The drive to the foothills was shorter than we thought though we stopped now and then for photographs. After a Chinese dinner at the resort we huddled under the blankets and went to sleep.
A quest for the Lost River George took us on lots of hiking trails the next day. Nestled amid those trails and orange red maples, oaks, beeches and birches was the Lost River. We went along the wooden trails through the forest (of course after buying tickets!) and reached the caves hiding through which ran the Lost River. It was fun to crawl through them and hear the river gurgling beneath, now below us and now somewhere else. We all thanked God for our reasonably trim torsos; otherwise we could have got stuck in those tunnels!

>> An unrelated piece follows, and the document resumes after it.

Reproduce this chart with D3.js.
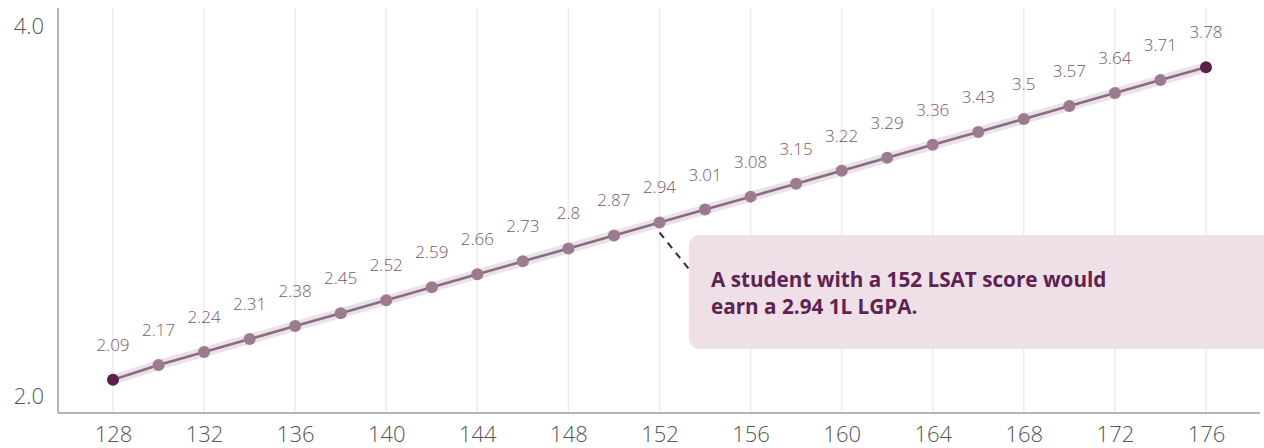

A visit to the gift shop proved to be necessary if we were to brag about visiting New Hampshire. There were T-shirts, bells, diaries and other knick-knacks with fall motifs on them.
On our way back it was difficult to leave all those colours for good. We finally stopped our car and collected some of those beautiful yellow, red or orange flecked red maple leaves and so many others whose names I did not know. My way of saying adieu to that glowing yellow forest on a warm summer noon!